Symulacja resortu finansów pokazuje jeszcze jedną istotną kwestię. Wprowadzenie kryterium dochodowego, by odciąć od programu najbogatszych, nie ma sensu. Jak wynika z danych MF, do dzieci z rodzin najzamożniejszych, gdzie średni dochód wynosi 4,3 tys. zł na osobę w rodzinie, trafi niepełne 2 proc. pieniędzy przeznaczonych na program. Tyle że w tym przedziale jest największa rozpiętość w dochodach na osobę, zaczyna się on od 2,6 tys. zł. – Okazuje się, że wprowadzenie takich ograniczeń to byłaby skórka za wyprawkę. Bo nawet odcięcie najbogatszych rodzin od rządowego programu oznaczałoby oszczędności w wysokości 300 mln zł, podczas gdy koszty weryfikacji dochodów wyniosłyby 80 mln zł – podkreśla wiceminister Bartosz Marczuk.

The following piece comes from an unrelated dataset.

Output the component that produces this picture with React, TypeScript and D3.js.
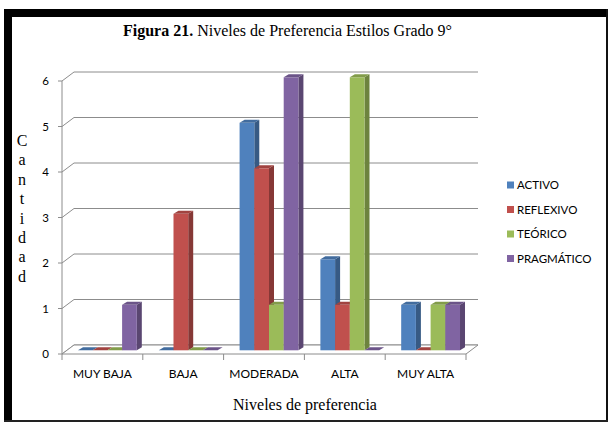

W pierwszym miesiącu działania programu wnioski złożyło ponad 2 mln rodzin. – To naprawdę imponujący rezultat. To już ok. 75 proc. wniosków, na które liczymy – mówiła minister rodziny, pracy i polityki socjalnej Elżbieta Rafalska w RMF FM. Do zeszłego tygodnia urzędnicy wydali 400 tys. decyzji i wypłacono 127 mln zł.
Pieniądze trafią do gospodarki, część wróci jako podatki do budżetu.